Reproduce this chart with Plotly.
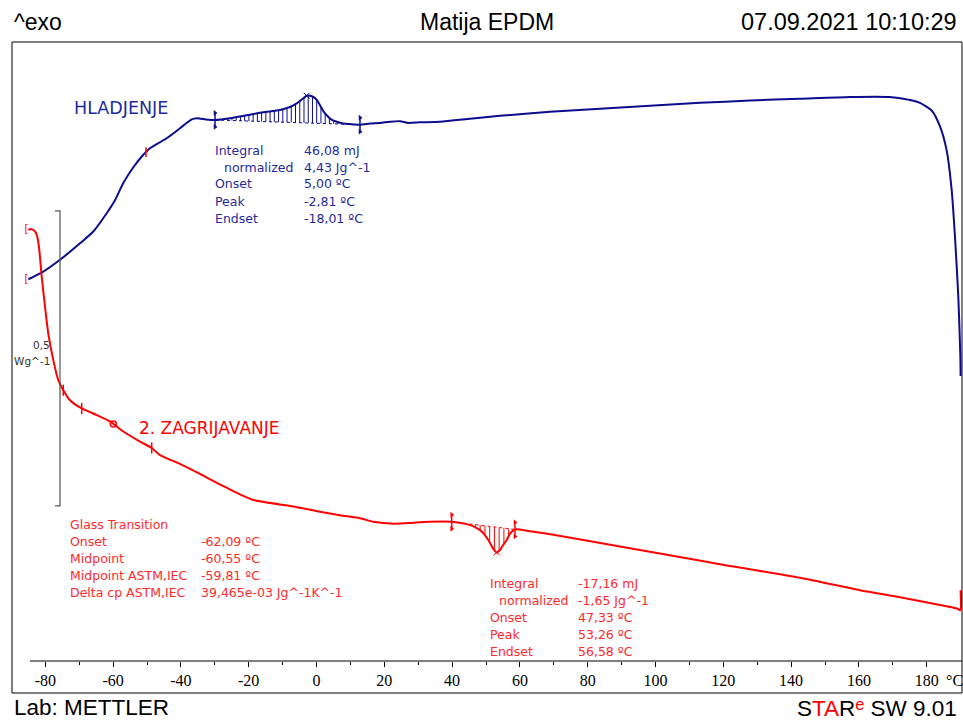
import numpy as np
import plotly.graph_objects as go

# ---------------- data ----------------
# Cooling run "HLADJENJE": temperature (degC) and heat flow (W/g, arbitrary offset)
cool_T = [-85.0, -80.59, -75.66, -69.76, -65.84, -61.89, -59.44, -56.99, -54.13, -51.09,
          -49.12, -44.19, -40.27, -36.81, -35.25, -32.60, -29.94, -25.52, -20.59, -15.78,
          -10.77, -7.82, -5.84, -4.28, -2.89, -1.92, -0.94, 0.06, 1.03, 2.01,
          3.01, 4.28, 5.96, 7.82, 9.88, 12.83, 15.78, 18.73, 21.68, 24.63,
          26.99, 30.53, 36.43, 45.28, 54.13, 68.88, 83.63, 98.38, 113.13, 127.88,
          142.63, 157.37, 169.17, 172.12, 175.07, 178.02, 181.47, 183.92, 185.90, 187.37,
          188.35, 189.32, 189.93, 190.0]
cool_Y = [0.647, 0.660, 0.680, 0.708, 0.728, 0.759, 0.781, 0.810, 0.836, 0.858,
          0.869, 0.886, 0.903, 0.918, 0.920, 0.918, 0.917, 0.920, 0.925, 0.930,
          0.934, 0.939, 0.945, 0.952, 0.958, 0.958, 0.956, 0.951, 0.942, 0.932,
          0.925, 0.918, 0.914, 0.911, 0.910, 0.909, 0.911, 0.912, 0.914, 0.915,
          0.912, 0.913, 0.914, 0.919, 0.924, 0.931, 0.936, 0.941, 0.946, 0.950,
          0.953, 0.956, 0.956, 0.954, 0.951, 0.946, 0.933, 0.906, 0.865, 0.798,
          0.718, 0.618, 0.517, 0.483]

# Second heating run "2. ZAGRIJAVANJE"
heat_T = [-85.01, -84.01, -83.04, -82.36, -81.77, -81.06, -80.09, -79.12, -77.64, -76.17,
          -74.69, -72.71, -69.26, -64.84, -60.91, -56.99, -52.07, -48.61, -46.17, -40.27,
          -34.37, -26.99, -18.64, -6.84, 1.03, 6.93, 12.83, 16.76, 21.68, 24.63,
          27.58, 33.48, 39.88, 44.31, 46.76, 48.82, 50.68, 52.07, 53.16, 54.13,
          55.10, 56.11, 57.08, 58.55, 62.98, 69.85, 89.53, 109.20, 119.03, 142.63,
          160.32, 172.12, 183.92, 188.94, 189.9, 190.0]
heat_Y = [0.731, 0.732, 0.728, 0.719, 0.697, 0.651, 0.601, 0.555, 0.510, 0.476,
          0.459, 0.442, 0.428, 0.417, 0.406, 0.389, 0.372, 0.361, 0.349, 0.334,
          0.317, 0.295, 0.273, 0.262, 0.253, 0.247, 0.242, 0.236, 0.233, 0.233,
          0.234, 0.236, 0.236, 0.232, 0.227, 0.219, 0.205, 0.191, 0.184, 0.188,
          0.197, 0.205, 0.216, 0.223, 0.220, 0.214, 0.194, 0.174, 0.164, 0.141,
          0.120, 0.108, 0.095, 0.089, 0.086, 0.120]

# evaluation limits / characteristic points (degC)
cool_limits = [-29.94, 12.83]
cool_peak = -2.89
heat_limits = [39.88, 58.55]
heat_peak = 53.16
gt_limit_marks = [-74.69, -69.26, -48.61]
gt_midpoint = -59.94
cool_red_mark = -50.29
scale_bar_T = -75.66
scale_bar_Y = [0.263, 0.763]   # 0,5 W/g

tick_vals = [-80, -60, -40, -20, 0, 20, 40, 60, 80, 100, 120, 140, 160, 180]
tick_text = ["-80", "-60", "-40", "-20", "0", "20", "40", "60", "80", "100", "120", "140", "160", "180"]
minor_vals = [-70, -50, -30, -10, 10, 30, 50, 70, 90, 110, 130, 150, 170]

cool_rows = ["Integral", "normalized", "Onset", "Peak", "Endset"]
cool_vals = ["46,08 mJ", "4,43 Jg^-1", "5,00 ºC", "-2,81 ºC", "-18,01 ºC"]
gt_rows = ["Glass Transition", "Onset", "Midpoint", "Midpoint ASTM,IEC", "Delta cp ASTM,IEC"]
gt_vals = ["", "-62,09 ºC", "-60,55 ºC", "-59,81 ºC", "39,465e-03 Jg^-1K^-1"]
heat_rows = ["Integral", "normalized", "Onset", "Peak", "Endset"]
heat_vals = ["-17,16 mJ", "-1,65 Jg^-1", "47,33 ºC", "53,26 ºC", "56,58 ºC"]

# ---------------- layout geometry ----------------
W, H = 963, 720
ML, MR, MT, MB = 20, 1, 42, 59
X0, K = 316.5, 3.39          # pixel of 0 degC, pixels per degC
PXW = 590.0                  # pixels per W/g
PW, PH = W - ML - MR, H - MT - MB


def px(x):
    return (x - ML) / PW


def py(y):
    return (H - MB - y) / PH


BLUE = "#0c0c8c"
BLUE_T = "#1f2a9c"
RED = "#ff0000"
RED_T = "#ff2a2a"

fig = go.Figure()

cT, cY = np.array(cool_T), np.array(cool_Y)
hT, hY = np.array(heat_T), np.array(heat_Y)


def hatch(Ts, Ys, t0, t1, step):
    y0, y1 = np.interp(t0, Ts, Ys), np.interp(t1, Ts, Ys)
    xs, ys = [], []
    for t in np.arange(t0 + step, t1 - 0.3, step):
        base = y0 + (y1 - y0) * (t - t0) / (t1 - t0)
        xs += [t, t, None]
        ys += [base, float(np.interp(t, Ts, Ys)), None]
    return xs, ys


# hatching of integrated areas
for Ts, Ys, lim, col, step in [(cT, cY, cool_limits, BLUE, 1.25), (hT, hY, heat_limits, RED, 1.4)]:
    hx, hy = hatch(Ts, Ys, lim[0], lim[1], step)
    fig.add_trace(go.Scatter(x=hx, y=hy, mode="lines", line=dict(color=col, width=1),
                             hoverinfo="skip", showlegend=False))
    fig.add_trace(go.Scatter(x=lim, y=[float(np.interp(lim[0], Ts, Ys)), float(np.interp(lim[1], Ts, Ys))],
                             mode="lines", line=dict(color=col, width=1, dash="dot"),
                             hoverinfo="skip", showlegend=False))

# curves
fig.add_trace(go.Scatter(x=cool_T, y=cool_Y, mode="lines",
                         line=dict(color=BLUE, width=2, shape="spline", smoothing=0.6),
                         showlegend=False, cliponaxis=False))
fig.add_trace(go.Scatter(x=heat_T, y=heat_Y, mode="lines",
                         line=dict(color=RED, width=2, shape="spline", smoothing=0.6),
                         showlegend=False, cliponaxis=False))

# limit markers (vertical bars with arrow tips)
dv = 7 / PXW
for Ts, Ys, lim, col in [(cT, cY, cool_limits, BLUE), (hT, hY, heat_limits, RED)]:
    for t in lim:
        yc = float(np.interp(t, Ts, Ys))
        fig.add_trace(go.Scatter(x=[t, t], y=[yc - dv, yc + dv], mode="lines+markers",
                                 line=dict(color=col, width=1.5),
                                 marker=dict(symbol="triangle-right", size=5, color=col),
                                 hoverinfo="skip", showlegend=False))

# peak markers
fig.add_trace(go.Scatter(x=[cool_peak], y=[float(np.interp(cool_peak, cT, cY))], mode="markers",
                         marker=dict(symbol="x-thin", size=6, color=BLUE, line=dict(color=BLUE, width=1)),
                         showlegend=False))
fig.add_trace(go.Scatter(x=[heat_peak], y=[float(np.interp(heat_peak, hT, hY))], mode="markers",
                         marker=dict(symbol="x-thin", size=6, color=RED, line=dict(color=RED, width=1)),
                         showlegend=False))

# glass transition marks
fig.add_trace(go.Scatter(x=gt_limit_marks, y=[float(np.interp(t, hT, hY)) for t in gt_limit_marks],
                         mode="markers",
                         marker=dict(symbol="line-ns", size=8, color=RED, line=dict(color=RED, width=1.5)),
                         showlegend=False))
fig.add_trace(go.Scatter(x=[gt_midpoint], y=[float(np.interp(gt_midpoint, hT, hY))],
                         mode="markers",
                         marker=dict(symbol="circle-open", size=6, color=RED, line=dict(color=RED, width=1.5)),
                         showlegend=False))
fig.add_trace(go.Scatter(x=[cool_red_mark], y=[float(np.interp(cool_red_mark, cT, cY))],
                         mode="markers",
                         marker=dict(symbol="line-ns", size=7, color=RED, line=dict(color=RED, width=1.5)),
                         showlegend=False))

# start brackets
fig.add_trace(go.Scatter(x=[heat_T[0], cool_T[0]], y=[heat_Y[0], cool_Y[0]], mode="text",
                         text=["[", "["], textposition="middle left",
                         textfont=dict(color=RED, size=10, family="DejaVu Sans"),
                         cliponaxis=False, showlegend=False))

# scale bar 0,5 W/g
tick_w = 5 / K
fig.add_trace(go.Scatter(x=[scale_bar_T - tick_w, scale_bar_T, scale_bar_T, scale_bar_T - tick_w],
                         y=[scale_bar_Y[1], scale_bar_Y[1], scale_bar_Y[0], scale_bar_Y[0]],
                         mode="lines", line=dict(color="#555555", width=1.2), showlegend=False))

# ---------------- frame and axis line ----------------
shapes = [
    dict(type="line", xref="paper", yref="paper", x0=px(12), x1=px(962), y0=py(42), y1=py(42),
         line=dict(color="#808080", width=2)),
    dict(type="line", xref="paper", yref="paper", x0=px(12), x1=px(12), y0=py(42), y1=py(693),
         line=dict(color="#000000", width=1)),
    dict(type="line", xref="paper", yref="paper", x0=px(962), x1=px(962), y0=py(42), y1=py(693),
         line=dict(color="#000000", width=1)),
    dict(type="line", xref="paper", yref="paper", x0=px(12), x1=px(962), y0=py(693), y1=py(693),
         line=dict(color="#000000", width=1)),
    dict(type="line", xref="paper", yref="paper", x0=px(30), x1=px(962), y0=0, y1=0,
         line=dict(color="#000000", width=1)),
]

ann = []


def text(x, y, s, color="#000000", size=12.5, family="DejaVu Sans", xanchor="left"):
    ann.append(dict(x=px(x), y=py(y), xref="paper", yref="paper", text=s, showarrow=False,
                    xanchor=xanchor, yanchor="middle", font=dict(color=color, size=size, family=family)))


HF = "Liberation Sans"
text(12, 22, "^exo", size=23, family=HF)
text(487, 22, "Matija EPDM", size=23, family=HF, xanchor="center")
text(959, 22, "07.09.2021 10:10:29", size=23.5, family=HF, xanchor="right")
text(12, 707, "Lab: METTLER", size=22.5, family=HF)
text(959, 707, "S<span style='color:#ff0000'>TA</span>R<span style='color:#ff0000;font-size:24px'>ᵉ</span> SW 9.01",
     size=22.5, family=HF, xanchor="right")
text(944, 680, "°C", size=16, family="Liberation Serif")

text(72, 108, "HLADJENJE", color=BLUE_T, size=17.5)
text(137, 428, "2. ZAGRIJAVANJE", color=RED, size=17)

text(52, 345, "0,5", color="#333333", size=10.5, xanchor="right")
text(52, 361, "Wg^-1", color="#333333", size=10.5, xanchor="right")

for i, (lab, val) in enumerate(zip(cool_rows, cool_vals)):
    y = 150 + i * 17
    text(222 if lab == "normalized" else 213, y, lab, color=BLUE_T)
    text(301.5, y, val, color=BLUE_T)
for i, (lab, val) in enumerate(zip(gt_rows, gt_vals)):
    y = 524 + i * 17
    text(67.5, y, lab, color=RED_T)
    if val:
        text(199, y, val, color=RED_T)
for i, (lab, val) in enumerate(zip(heat_rows, heat_vals)):
    y = 583 + i * 17
    text(497 if lab == "normalized" else 487.5, y, lab, color=RED_T)
    text(575.5, y, val, color=RED_T)

fig.update_layout(
    width=W, height=H, margin=dict(l=ML, r=MR, t=MT, b=MB, pad=0),
    plot_bgcolor="white", paper_bgcolor="white", showlegend=False,
    shapes=shapes, annotations=ann,
    xaxis=dict(range=[(ML - X0) / K, (W - MR - X0) / K], showgrid=False, zeroline=False, showline=False,
               tickmode="array", tickvals=tick_vals, ticktext=tick_text, ticks="outside", ticklen=5,
               tickcolor="black", tickwidth=1,
               tickfont=dict(family="Liberation Serif", size=16, color="black"),
               minor=dict(tickmode="array", tickvals=minor_vals, ticks="outside", ticklen=3,
                          tickcolor="black", tickwidth=1, showgrid=False),
               fixedrange=True),
    yaxis=dict(range=[0, PH / PXW], visible=False, showgrid=False, zeroline=False, fixedrange=True),
)

fig.write_html("out.html", config={"displayModeBar": False},
               post_script="document.body.style.margin='0';document.body.style.overflow='hidden';")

- _What is expected_: Restate the data word for word from its first line through the line with "0.718, 0.618, 0.517, 0.483]", leaving out any picture along the way.

- _Solution to the problem_:
Reproduce this chart with Plotly.
import numpy as np
import plotly.graph_objects as go

# ---------------- data ----------------
# Cooling run "HLADJENJE": temperature (degC) and heat flow (W/g, arbitrary offset)
cool_T = [-85.0, -80.59, -75.66, -69.76, -65.84, -61.89, -59.44, -56.99, -54.13, -51.09,
          -49.12, -44.19, -40.27, -36.81, -35.25, -32.60, -29.94, -25.52, -20.59, -15.78,
          -10.77, -7.82, -5.84, -4.28, -2.89, -1.92, -0.94, 0.06, 1.03, 2.01,
          3.01, 4.28, 5.96, 7.82, 9.88, 12.83, 15.78, 18.73, 21.68, 24.63,
          26.99, 30.53, 36.43, 45.28, 54.13, 68.88, 83.63, 98.38, 113.13, 127.88,
          142.63, 157.37, 169.17, 172.12, 175.07, 178.02, 181.47, 183.92, 185.90, 187.37,
          188.35, 189.32, 189.93, 190.0]
cool_Y = [0.647, 0.660, 0.680, 0.708, 0.728, 0.759, 0.781, 0.810, 0.836, 0.858,
          0.869, 0.886, 0.903, 0.918, 0.920, 0.918, 0.917, 0.920, 0.925, 0.930,
          0.934, 0.939, 0.945, 0.952, 0.958, 0.958, 0.956, 0.951, 0.942, 0.932,
          0.925, 0.918, 0.914, 0.911, 0.910, 0.909, 0.911, 0.912, 0.914, 0.915,
          0.912, 0.913, 0.914, 0.919, 0.924, 0.931, 0.936, 0.941, 0.946, 0.950,
          0.953, 0.956, 0.956, 0.954, 0.951, 0.946, 0.933, 0.906, 0.865, 0.798,
          0.718, 0.618, 0.517, 0.483]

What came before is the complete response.